Auch innenpolitisch saugen Britanniens Konservative Honig aus dem Mordanschlag. Während May für ihre schrille Rhetorik bejubelt wird, muss sich Oppositionsführer Jeremy Corbyn als „Handpuppe Putins“ („The Sun“) verleumden lassen. Er hatte vernünftigerweise verlangt, vor Angriffen auf Russland erst einmal Belege für eine Beteiligung russischer Staatsorgane an dem Mordanschlag vorzulegen. Überdies forderte er in Übereinstimmung mit der Chemiewaffenkonvention von 1997, dass die britischen Behörden den russischen Ermittlern Proben des angeblich verwendeten Nervengases „Nowitschok“ zur Verfügung stellen sollten, um diesen eigenständige Bewertungen des Vorfalls zu ermöglichen. Das brachte dem von seiner Parteibasis getragenen linken Labour-Vorsitzenden hysterischen Widerspruch von Unterhausabgeordneten seiner eigenen Fraktion ein. Ein weiterer Punkt für May, ihr Sinkflug in den Meinungsumfragen ist jetzt erst einmal gestoppt. In dieser Atmosphäre der Gleichschaltung ist es sogar möglich, dass die angesehene konservative „Times“ die Tageszeitung „Morning Star“ rügt, eine ganze Woche lang die Vergiftung von Sergej Skripal nicht zum Aufmacher gemacht zu haben – dem „linksradikalen Blatt“ sei die Berichterstattung über den Bankrott von „Toys R Us“ und einen Skandal im britischen Eisenbahnwesen empörenderweise wichtiger gewesen.
Bemerkenswert ist, dass die russischen Reaktionen auf die organisierte Hasswelle zwar robust, aber selbstbewusst und vernünftig bleiben. Die Ausweisung russischer Diplomaten wurde mit der Ausweisung der gleichen Anzahl britischer Gesandter beantwortet. Die russische Regierung ist bereit, bei der Aufklärung zu kooperieren. Regierungssprecher Peskow forderte London auf, unbegründete Behauptungen entweder zu belegen oder sich zu entschuldigen.

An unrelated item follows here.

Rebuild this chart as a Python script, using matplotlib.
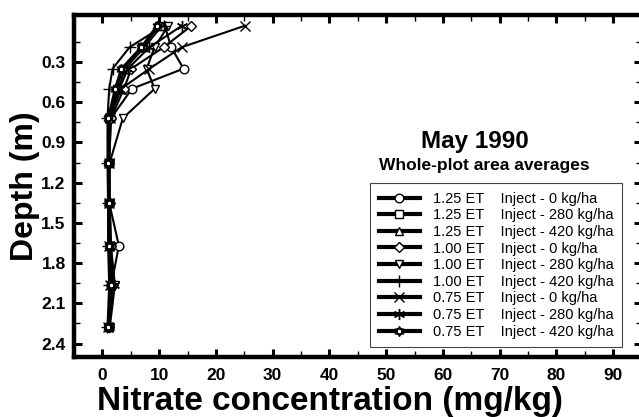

Es gehe um „einen schwer zu erklärenden, unmotivierten, unbegründeten Strom an britischen Verleumdungen“, sagte Peskow der Agentur Interfax zufolge. Präsident Putin nannte die Vorwürfe „unsinnig“ und kündigte nach seinem triumphalen Wahlsieg vom Sonntag Kürzungen bei den Rüstungsausgaben an. Ein scharfer Kontrast zum westlichen Propagandagetöse, das an die Lügen erinnert, mit denen die USA ihre Kriege der vergangenen Jahrzehnte begründeten. In diesen Kriegen hatten sie die jeweilige britische Regierung stets als getreuen Pudel an ihrer Seite.